An Incident Management Team (IMT) has been set up to investigate three cases of Staphylococcus aureus blood stream infection in extremely premature babies in the neonatal unit at the Princess Royal Maternity Hospital.
NHS Greater Glasgow and Clyde closely monitors any blood stream infections in this vulnerable group of patients and as a consequence of this monitoring an Incident Management Team was triggered on 24th January.
Sadly, two of the babies were extremely poorly due to their very early birth and have passed away. Infection was one of a number of contributing causes in both deaths.
The third premature baby who tested positive for Staphylococcus aureus required treatment for the bacterium and is in a stable condition.
Dr Barbara Weinhardt, infection control doctor, said: "Our thoughts are with the families affected.
“Results have today confirmed that the three cases of Staphylococcus aureus are linked and our investigations continue into how they are linked.
“Staphylococcus aureus is a bacterium that is found on the skin and in the nasal passage of around one in four people and only causes infection when it enters the body.

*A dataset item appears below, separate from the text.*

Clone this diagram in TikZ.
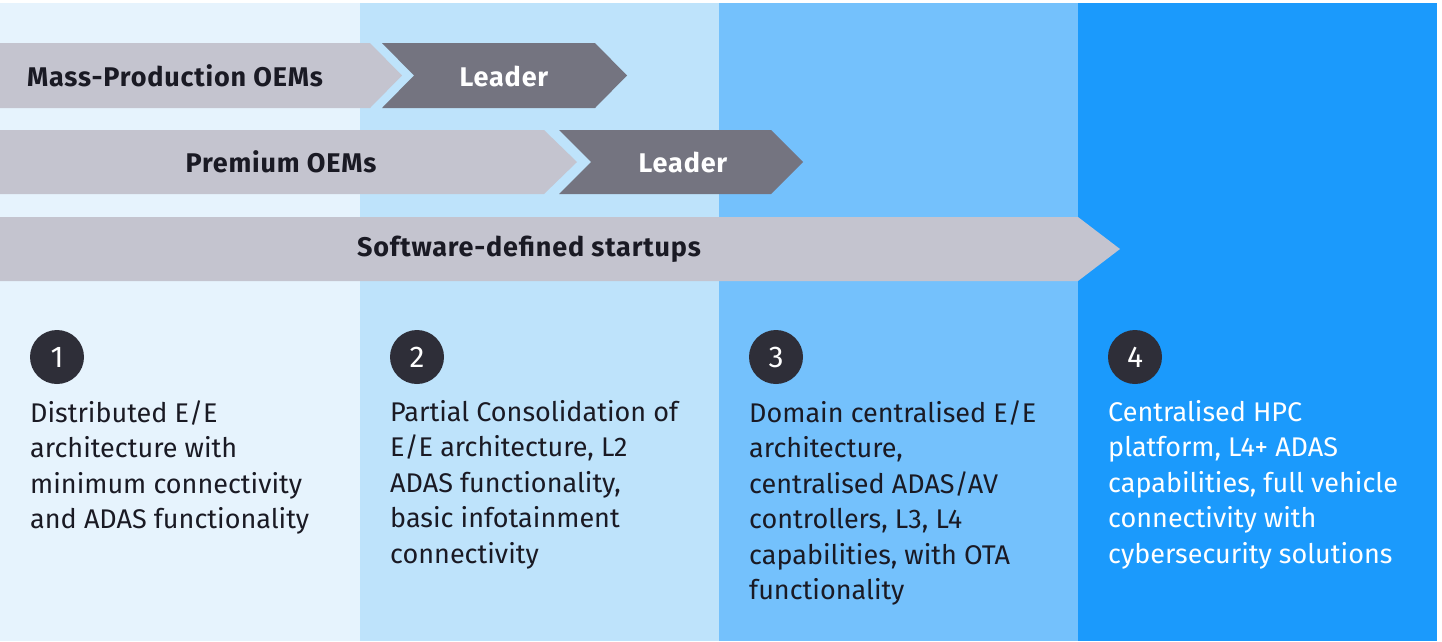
\documentclass[tikz,border=0pt]{standalone}
\usepackage{fontspec}
\setmainfont{Fira Sans}
\usetikzlibrary{positioning}
\definecolor{colA}{HTML}{E6F3FD}
\definecolor{colB}{HTML}{BEE3FB}
\definecolor{colC}{HTML}{74C1FC}
\definecolor{colD}{HTML}{1B9AFC}
\definecolor{arrgray}{HTML}{C4C4CF}
\definecolor{leadgray}{HTML}{747480}
\definecolor{circ}{HTML}{2E2E38}
\definecolor{ink}{HTML}{1A1A24}
\newfontfamily\labelfont[LetterSpace=3]{Fira Sans}
\tikzset{
  x=1pt,y=-1pt,
  arrlabel/.style={font=\labelfont\fontsize{27}{30}\selectfont\bfseries, text=ink, inner sep=0pt, anchor=center},
  leadlabel/.style={font=\labelfont\fontsize{27}{30}\selectfont\bfseries, text=white, inner sep=0pt, anchor=center},
  numcirc/.style={circle, fill=circ, minimum size=54pt, inner sep=0pt, text=white, font=\fontsize{30}{32}\selectfont},
  desc/.style={anchor=north west, align=left, inner sep=0pt, text=ink, font=\fontsize{27}{35.5}\selectfont},
}
\begin{document}
\begin{tikzpicture}
\useasboundingbox (0,0) rectangle (1442,641);
\fill[white] (0,0) rectangle (1442,641);
% columns
\fill[colA] (0,3) rectangle (360,641);
\fill[colB] (360,3) rectangle (719,641);
\fill[colC] (719,3) rectangle (1078,641);
\fill[colD] (1078,3) rectangle (1437,641);
% row 1
\fill[arrgray] (0,43) -- (370,43) -- (402,75.5) -- (370,108) -- (0,108) -- cycle;
\fill[leadgray] (382,43) -- (595,43) -- (627,75.5) -- (595,108) -- (382,108) -- (414,75.5) -- cycle;
\node[arrlabel] (mass) at (175,76) {Mass-Production OEMs};
\node[leadlabel] (lead1) at (504,76) {Leader};
% row 2
\fill[arrgray] (0,130) -- (544,130) -- (577,162) -- (544,194) -- (0,194) -- cycle;
\fill[leadgray] (559,130) -- (771,130) -- (803,162) -- (771,194) -- (559,194) -- (591,162) -- cycle;
\node[arrlabel] (prem) at (281,162) {Premium OEMs};
\node[leadlabel] (lead2) at (683,162) {Leader};
% row 3
\fill[arrgray] (0,217) -- (1078,217) -- (1120,249) -- (1078,281) -- (0,281) -- cycle;
\node[arrlabel] (soft) at (529,249) {Software-defined startups};
% circles
\node[numcirc] (n1) at (57,357) {1};
\node[numcirc] (n2) at (417,357) {2};
\node[numcirc] (n3) at (776,357) {3};
\node[numcirc] (n4) at (1135,357) {4};
% descriptions
\node[desc] (d1) at (30,400) {Distributed E/E\\architecture with\\minimum connectivity\\and ADAS functionality};
\node[desc] (d2) at (390,400) {Partial Consolidation of\\E/E architecture, L2\\ADAS functionality,\\basic infotainment\\connectivity};
\node[desc] (d3) at (749,400) {Domain centralised E/E\\architecture,\\centralised ADAS/AV\\controllers, L3, L4\\capabilities, with OTA\\functionality};
\node[desc, text=white] (d4) at (1108,400) {Centralised HPC\\platform, L4+ ADAS\\capabilities, full vehicle\\connectivity with\\cybersecurity solutions};
\end{tikzpicture}
\end{document}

“In cases where people are vulnerable to infection, it can cause serious infection.
“We have taken a number of control measures in the unit, including a deep clean, isolation and barrier nursing, safety briefs to all staff and infection control advice to all visitors.”
Dr Alan Mathers, Chief of Medicine, Women’s and Children’s Service, added: “The national guidance sets out that an investigation should be triggered when two or more cases of the same type of bacteria are found.
“In this case, this was triggered on 24th January and an Incident Management Team meeting (IMT) was convened.
“The IMT began their investigations into possible linkages between the three cases and sent samples for testing.
“Whilst these results were awaited, we spoke to the families affected, together with the parents on the unit and staff, to let them know of our investigations.
“The results that have come back today have confirmed links between the three cases.
“Our infection control team continues to work closely with clinical colleagues and domestic staff to manage the situation and take all necessary steps to maintain patient safety.”
Dr Lisa Ritchie, Nurse Consultant Infection Control, Health Protection Scotland, said: “Health Protection Scotland is supporting NHS Greater Glasgow and Clyde to ensure that all precautionary and control measures are taken in line with national guidance.”
An Incident Management Team comprises, specialist clinicians, infection control doctors and nurses, occupational health clinicians, and colleagues from estates and facilities.
In common with the rest of Scotland, NHSGGC assembles these teams to investigate potential causes of the infections and ensure enhanced infection control measures are taken.